Turbulent Sediment Suspension and Induced Ripple Dynamics Absent Mean Shear
Abstract:The uprush and backwash phases in the swash zone, the region of the beach that is alternately covered and uncovered by wave run-up, are fundamentally different events. Backwash is dominated by a growing boundary layer where the turbulence is set by the bed shear stress. In this phase traditional boundary layer turbulence models and Shields-type critical stress pickup functions work well. However, the uprush phase, while often viewed in the context of traditional boundary layer turbulence models, has little in common with the backwash phase.

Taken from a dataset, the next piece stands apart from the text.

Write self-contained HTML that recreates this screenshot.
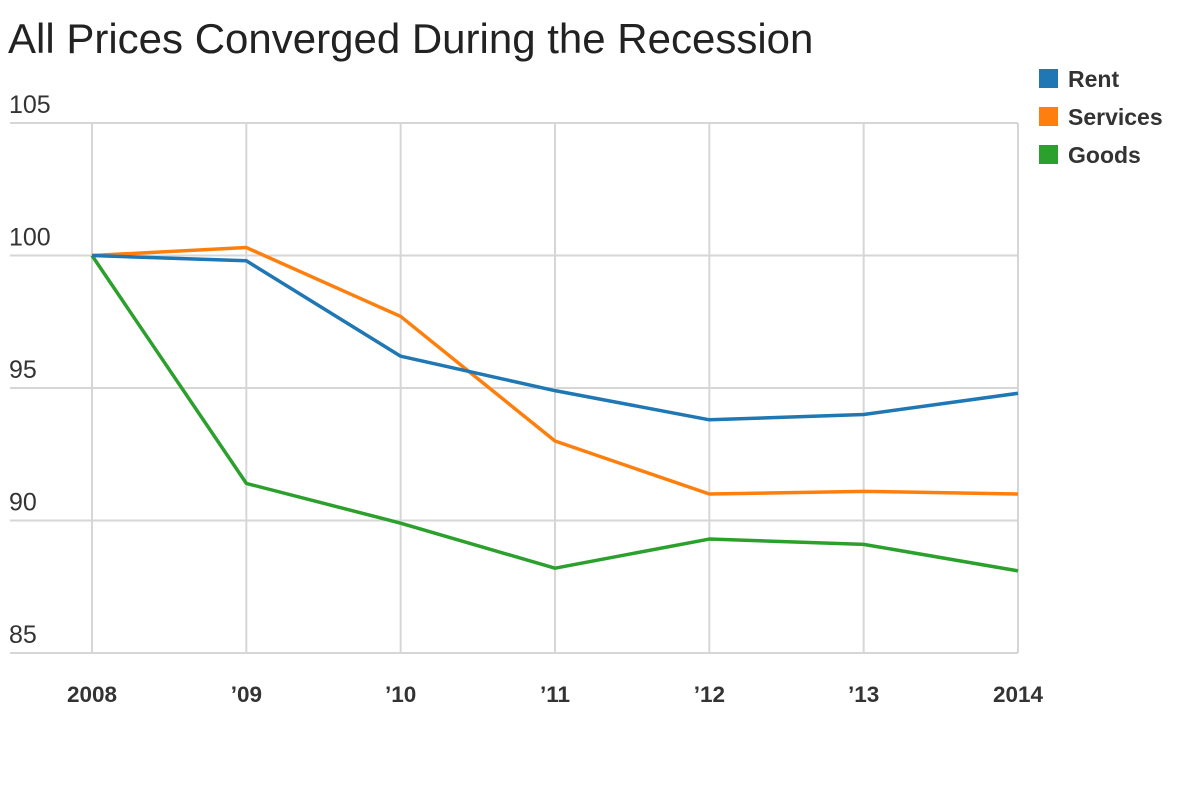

During uprush, the entire water column is turbulent, as it rapidly advects well-stirred highly turbulent flow generated offshore from breaking waves or collapsing bores. Turbulence levels in the uprush are several times higher than turbulent boundary layer theory would predict and hence the use of a boundary layer model to predict turbulence levels during uprush grossly under predicts the turbulence and subsequent sediment suspension in the swash zone.
To study the importance of this advected turbulence to sediment suspension we conduct experiments in a water tank designed to generate horizontally homogeneous isotropic turbulence absent mean shear using randomly actuated synthetic jet arrays suspended above both a solid glass plate and a narrowly graded sediment bed. Using jet arrays with different jet spacings allows the generation of high Reynolds number turbulence with variable integral length scales, which we hypothesize control the characteristic length scales in the induced ripple field. Particle image velocimetry and acoustic Doppler velocimetry measurements are used to characterize the near-bed flow and this unique turbulent boundary layer. Metrics include the mean flow and turbulence intensities and stresses, temporal and spatial spectra, dissipation of turbulent kinetic energy, and integral length scales of the turbulence. We leverage our unique dataset to compare the flows over impermeable fixed and permeable mobile sediment beds to explore the source of the ripples, which we were surprised to find in absence of mean shear. By varying the details of the random jet-firing algorithm and using alternate jet spacing configurations, we investigate the relationship between the characteristic metrics of turbulence and the induced ripple dynamics.